Key idea

An attribution surface can be useful without being explanatory, and confusing the two leads to false confidence.

Lasting impact

It deepened my skepticism toward seductive interface outputs that look interpretable before they have earned that trust.

When I return to this

I come back to it whenever an AI system presents a neat confidence story or interpretability view that feels cleaner than the underlying evidence.

Why this source stayed with me

This paper stayed with me because it attacks a very common failure mode in technical work: we mistake something readable for something explanatory. That is not just a model-interpretability problem. It is a broader systems problem, and one that shows up anywhere dashboards, rationales, or visual traces create a false sense of understanding.

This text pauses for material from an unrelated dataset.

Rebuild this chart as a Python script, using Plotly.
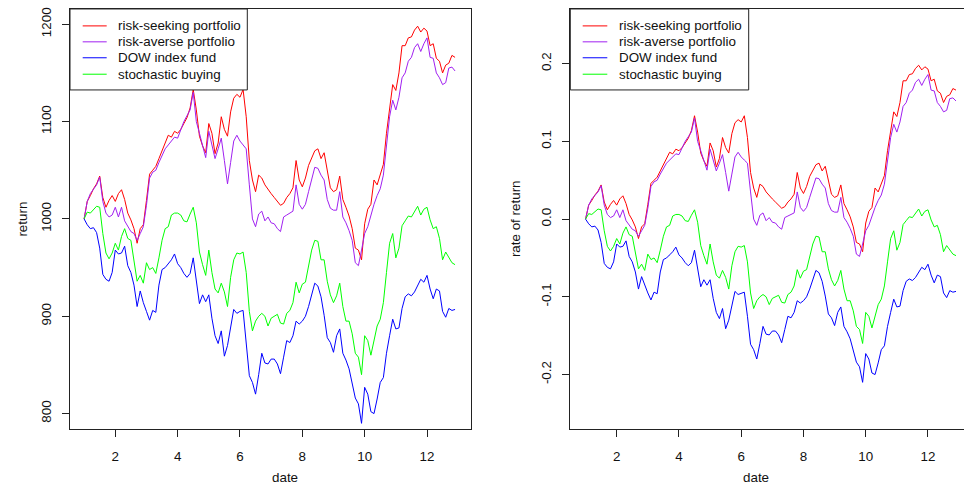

I appreciate sources like this because they force discipline. They do not reject useful tooling, but they ask you to be honest about what kind of claim the tool actually supports. That distinction still matters a lot in AI product work.

What I kept returning to

  • The difference between interpretability as inspection and interpretability as explanation.
  • The warning against treating attention visualizations as settled evidence.
  • The broader lesson that interface legibility can outrun epistemic legitimacy.

Where it still shows up

It shows up whenever I design review surfaces for AI outputs. I want explanations, traces, and summaries to help people reason better, but I do not want the interface to pretend it has solved questions it has only rearranged. This paper keeps that line visible.

How I would hand it to someone else

I would hand this to someone building AI products, evaluation tooling, or interpretability features. It is especially useful for teams that are tempted to treat a readable artifact as proof instead of as one piece of evidence.